__Set task__. Find every line in the records below that holds the word "this", and copy it out.

----------

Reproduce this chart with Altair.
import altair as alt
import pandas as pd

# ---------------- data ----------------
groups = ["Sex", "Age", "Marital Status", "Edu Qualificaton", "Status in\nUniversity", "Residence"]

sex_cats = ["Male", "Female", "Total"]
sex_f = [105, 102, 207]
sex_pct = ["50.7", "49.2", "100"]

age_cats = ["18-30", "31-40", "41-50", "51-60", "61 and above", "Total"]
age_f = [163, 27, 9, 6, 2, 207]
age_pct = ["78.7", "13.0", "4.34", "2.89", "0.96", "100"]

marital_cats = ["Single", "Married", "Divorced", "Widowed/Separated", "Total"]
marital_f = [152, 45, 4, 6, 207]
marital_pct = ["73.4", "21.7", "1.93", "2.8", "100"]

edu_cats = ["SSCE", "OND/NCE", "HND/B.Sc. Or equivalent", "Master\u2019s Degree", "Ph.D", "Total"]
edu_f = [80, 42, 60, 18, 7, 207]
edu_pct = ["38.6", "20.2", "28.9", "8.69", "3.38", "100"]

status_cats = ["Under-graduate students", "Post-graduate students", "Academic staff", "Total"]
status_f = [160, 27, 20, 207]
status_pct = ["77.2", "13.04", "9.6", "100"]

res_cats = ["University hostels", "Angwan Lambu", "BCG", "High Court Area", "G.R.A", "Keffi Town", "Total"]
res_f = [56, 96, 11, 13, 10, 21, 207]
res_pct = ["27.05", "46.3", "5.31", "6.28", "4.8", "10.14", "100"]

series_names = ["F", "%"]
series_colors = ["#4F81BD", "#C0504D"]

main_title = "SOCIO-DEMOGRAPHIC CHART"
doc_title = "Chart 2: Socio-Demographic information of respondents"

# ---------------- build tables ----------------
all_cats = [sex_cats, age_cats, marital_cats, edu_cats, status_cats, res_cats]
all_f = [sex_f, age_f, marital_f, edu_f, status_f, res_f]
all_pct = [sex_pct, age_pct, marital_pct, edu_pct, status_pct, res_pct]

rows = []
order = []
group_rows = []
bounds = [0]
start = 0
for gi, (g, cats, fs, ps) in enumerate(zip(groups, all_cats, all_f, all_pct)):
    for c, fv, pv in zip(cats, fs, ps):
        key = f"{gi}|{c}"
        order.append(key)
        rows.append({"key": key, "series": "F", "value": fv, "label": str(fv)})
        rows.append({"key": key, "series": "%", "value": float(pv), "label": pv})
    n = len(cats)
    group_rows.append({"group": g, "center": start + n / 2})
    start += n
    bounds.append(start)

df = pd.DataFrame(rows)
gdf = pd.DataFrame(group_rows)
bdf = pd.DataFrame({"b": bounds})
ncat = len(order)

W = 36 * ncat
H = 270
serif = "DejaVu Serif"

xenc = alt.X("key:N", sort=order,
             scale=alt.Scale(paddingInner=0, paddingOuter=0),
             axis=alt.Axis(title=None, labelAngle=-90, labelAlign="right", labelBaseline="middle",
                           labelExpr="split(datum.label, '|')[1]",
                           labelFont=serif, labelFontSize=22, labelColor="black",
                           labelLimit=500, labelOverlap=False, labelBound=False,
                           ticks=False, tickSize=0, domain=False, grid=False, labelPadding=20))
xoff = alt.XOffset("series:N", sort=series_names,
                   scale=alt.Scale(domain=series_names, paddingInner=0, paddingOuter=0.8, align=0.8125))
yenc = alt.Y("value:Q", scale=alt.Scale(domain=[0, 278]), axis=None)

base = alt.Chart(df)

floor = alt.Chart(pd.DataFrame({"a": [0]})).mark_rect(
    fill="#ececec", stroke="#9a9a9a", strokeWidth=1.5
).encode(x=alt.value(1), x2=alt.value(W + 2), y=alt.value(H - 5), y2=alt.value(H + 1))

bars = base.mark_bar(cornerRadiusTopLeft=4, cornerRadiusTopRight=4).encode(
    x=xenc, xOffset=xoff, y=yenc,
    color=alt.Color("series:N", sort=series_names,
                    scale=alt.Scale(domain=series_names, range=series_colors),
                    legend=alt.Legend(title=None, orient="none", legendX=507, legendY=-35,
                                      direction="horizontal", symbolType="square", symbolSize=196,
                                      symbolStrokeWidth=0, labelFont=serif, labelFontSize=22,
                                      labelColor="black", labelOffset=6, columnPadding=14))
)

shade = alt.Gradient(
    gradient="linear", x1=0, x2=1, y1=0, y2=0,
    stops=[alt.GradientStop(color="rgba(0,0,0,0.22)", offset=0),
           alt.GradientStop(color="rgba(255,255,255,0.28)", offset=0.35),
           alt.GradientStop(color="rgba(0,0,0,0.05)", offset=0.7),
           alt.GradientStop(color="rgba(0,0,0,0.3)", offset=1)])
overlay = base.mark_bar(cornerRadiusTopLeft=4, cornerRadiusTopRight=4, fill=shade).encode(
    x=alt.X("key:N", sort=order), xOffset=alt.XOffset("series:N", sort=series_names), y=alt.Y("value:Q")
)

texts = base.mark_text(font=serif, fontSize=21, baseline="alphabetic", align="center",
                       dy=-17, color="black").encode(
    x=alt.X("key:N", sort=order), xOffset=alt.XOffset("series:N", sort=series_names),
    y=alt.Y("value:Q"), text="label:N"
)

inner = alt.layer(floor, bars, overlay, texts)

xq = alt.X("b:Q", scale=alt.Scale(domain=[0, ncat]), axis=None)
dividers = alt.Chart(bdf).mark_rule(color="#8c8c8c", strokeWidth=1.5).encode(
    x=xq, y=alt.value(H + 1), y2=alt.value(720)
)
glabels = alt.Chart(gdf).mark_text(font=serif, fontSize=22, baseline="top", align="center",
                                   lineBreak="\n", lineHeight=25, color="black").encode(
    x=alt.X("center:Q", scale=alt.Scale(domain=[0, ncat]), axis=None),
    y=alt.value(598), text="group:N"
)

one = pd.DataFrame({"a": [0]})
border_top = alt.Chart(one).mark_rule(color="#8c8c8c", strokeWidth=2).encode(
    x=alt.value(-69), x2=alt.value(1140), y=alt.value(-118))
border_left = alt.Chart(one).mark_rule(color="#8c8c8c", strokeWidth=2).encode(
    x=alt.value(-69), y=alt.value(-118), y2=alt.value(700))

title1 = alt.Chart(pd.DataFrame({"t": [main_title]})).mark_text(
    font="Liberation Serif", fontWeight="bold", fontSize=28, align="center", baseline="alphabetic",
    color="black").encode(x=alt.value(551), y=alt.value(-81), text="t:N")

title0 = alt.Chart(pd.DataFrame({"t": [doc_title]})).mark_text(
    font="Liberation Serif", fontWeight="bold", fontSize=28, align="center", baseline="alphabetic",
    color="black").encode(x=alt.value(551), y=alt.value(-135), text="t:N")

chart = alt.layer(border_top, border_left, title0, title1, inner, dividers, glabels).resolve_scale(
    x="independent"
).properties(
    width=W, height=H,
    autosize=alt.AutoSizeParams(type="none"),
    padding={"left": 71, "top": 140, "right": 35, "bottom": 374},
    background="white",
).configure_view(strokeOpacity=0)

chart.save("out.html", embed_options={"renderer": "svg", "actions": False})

----------

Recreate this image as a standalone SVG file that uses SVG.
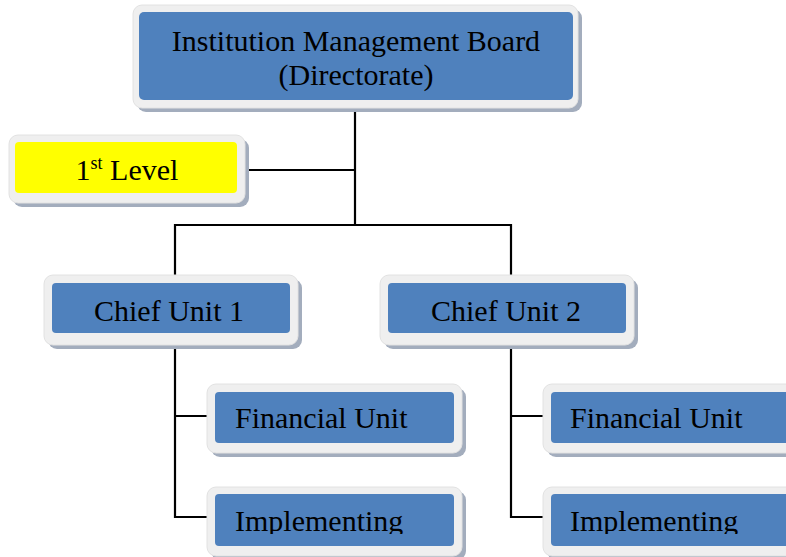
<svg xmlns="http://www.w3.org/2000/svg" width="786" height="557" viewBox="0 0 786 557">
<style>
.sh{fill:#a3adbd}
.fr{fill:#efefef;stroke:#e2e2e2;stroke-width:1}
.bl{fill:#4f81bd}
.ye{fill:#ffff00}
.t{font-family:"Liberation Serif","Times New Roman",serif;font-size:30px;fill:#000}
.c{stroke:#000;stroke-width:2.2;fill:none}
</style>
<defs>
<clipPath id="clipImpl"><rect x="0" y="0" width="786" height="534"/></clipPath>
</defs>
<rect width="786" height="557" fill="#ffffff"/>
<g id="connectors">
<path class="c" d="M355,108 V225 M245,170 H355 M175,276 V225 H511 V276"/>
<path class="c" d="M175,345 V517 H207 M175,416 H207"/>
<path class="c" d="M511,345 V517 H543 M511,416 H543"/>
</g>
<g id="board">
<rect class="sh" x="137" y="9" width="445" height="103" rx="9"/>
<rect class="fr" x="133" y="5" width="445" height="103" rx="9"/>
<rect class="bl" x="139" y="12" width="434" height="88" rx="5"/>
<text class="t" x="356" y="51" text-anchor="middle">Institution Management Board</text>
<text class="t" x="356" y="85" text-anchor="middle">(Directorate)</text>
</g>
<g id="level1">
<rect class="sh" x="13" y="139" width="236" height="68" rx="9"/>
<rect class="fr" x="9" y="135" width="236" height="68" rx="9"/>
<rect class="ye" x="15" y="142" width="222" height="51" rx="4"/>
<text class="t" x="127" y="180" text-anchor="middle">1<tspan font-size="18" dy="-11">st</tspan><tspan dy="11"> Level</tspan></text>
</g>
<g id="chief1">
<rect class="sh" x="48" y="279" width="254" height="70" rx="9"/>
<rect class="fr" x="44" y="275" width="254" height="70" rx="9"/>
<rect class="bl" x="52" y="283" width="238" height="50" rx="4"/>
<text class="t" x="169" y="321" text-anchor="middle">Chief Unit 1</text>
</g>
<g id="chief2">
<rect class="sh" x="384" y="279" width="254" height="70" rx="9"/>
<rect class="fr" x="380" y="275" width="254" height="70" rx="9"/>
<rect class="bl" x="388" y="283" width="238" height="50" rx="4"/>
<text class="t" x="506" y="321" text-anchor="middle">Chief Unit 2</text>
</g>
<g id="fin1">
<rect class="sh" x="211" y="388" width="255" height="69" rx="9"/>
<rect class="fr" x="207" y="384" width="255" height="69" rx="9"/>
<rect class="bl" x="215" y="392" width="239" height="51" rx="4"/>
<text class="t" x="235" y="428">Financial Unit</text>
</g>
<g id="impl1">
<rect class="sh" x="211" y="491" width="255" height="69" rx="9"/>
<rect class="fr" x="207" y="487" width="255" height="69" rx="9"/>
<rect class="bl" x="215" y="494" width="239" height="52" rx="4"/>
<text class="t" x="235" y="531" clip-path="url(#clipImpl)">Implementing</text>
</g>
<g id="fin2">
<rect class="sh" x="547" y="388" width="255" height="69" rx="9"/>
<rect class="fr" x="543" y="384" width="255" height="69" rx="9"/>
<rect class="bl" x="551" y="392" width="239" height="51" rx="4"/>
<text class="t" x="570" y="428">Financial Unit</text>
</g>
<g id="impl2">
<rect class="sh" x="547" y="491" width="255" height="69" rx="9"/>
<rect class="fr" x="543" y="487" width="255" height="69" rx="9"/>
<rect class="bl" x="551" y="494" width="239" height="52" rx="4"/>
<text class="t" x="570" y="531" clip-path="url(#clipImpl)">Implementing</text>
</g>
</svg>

----------

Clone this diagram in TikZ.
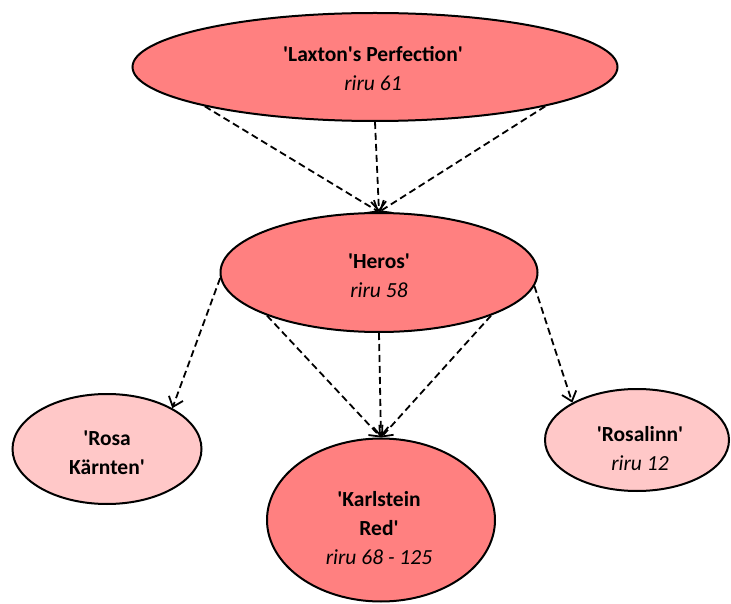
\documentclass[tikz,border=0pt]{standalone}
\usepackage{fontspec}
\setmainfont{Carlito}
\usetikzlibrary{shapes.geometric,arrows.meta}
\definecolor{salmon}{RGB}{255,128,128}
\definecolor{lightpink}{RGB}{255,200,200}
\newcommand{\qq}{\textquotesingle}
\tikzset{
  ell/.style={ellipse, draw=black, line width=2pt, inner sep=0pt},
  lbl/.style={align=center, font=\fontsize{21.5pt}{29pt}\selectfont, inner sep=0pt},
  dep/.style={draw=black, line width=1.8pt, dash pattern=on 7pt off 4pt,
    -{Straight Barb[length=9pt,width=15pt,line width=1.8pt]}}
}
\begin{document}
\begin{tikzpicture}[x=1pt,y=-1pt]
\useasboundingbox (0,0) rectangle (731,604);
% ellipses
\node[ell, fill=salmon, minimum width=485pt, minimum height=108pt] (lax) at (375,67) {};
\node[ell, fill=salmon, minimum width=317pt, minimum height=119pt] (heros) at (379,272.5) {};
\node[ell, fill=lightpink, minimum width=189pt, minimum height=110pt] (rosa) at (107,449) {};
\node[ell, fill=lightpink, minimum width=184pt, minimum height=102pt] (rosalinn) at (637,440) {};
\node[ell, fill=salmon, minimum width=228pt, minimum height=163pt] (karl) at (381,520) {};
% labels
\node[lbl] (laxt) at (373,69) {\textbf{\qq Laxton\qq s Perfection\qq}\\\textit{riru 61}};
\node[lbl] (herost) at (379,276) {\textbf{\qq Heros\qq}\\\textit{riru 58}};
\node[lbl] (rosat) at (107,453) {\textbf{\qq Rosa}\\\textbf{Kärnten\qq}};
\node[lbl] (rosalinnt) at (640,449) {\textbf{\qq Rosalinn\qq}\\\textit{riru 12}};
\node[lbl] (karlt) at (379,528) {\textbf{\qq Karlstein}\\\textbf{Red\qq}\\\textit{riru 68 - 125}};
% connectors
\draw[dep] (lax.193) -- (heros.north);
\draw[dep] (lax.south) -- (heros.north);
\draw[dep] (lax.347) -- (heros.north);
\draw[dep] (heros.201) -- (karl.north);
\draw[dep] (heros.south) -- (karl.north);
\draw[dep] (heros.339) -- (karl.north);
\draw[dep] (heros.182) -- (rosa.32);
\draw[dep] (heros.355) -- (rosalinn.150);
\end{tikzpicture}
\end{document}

----------

__Completed task__.
Reproduce this chart with Altair.
Recreate this image as a standalone SVG file that uses SVG.
Clone this diagram in TikZ.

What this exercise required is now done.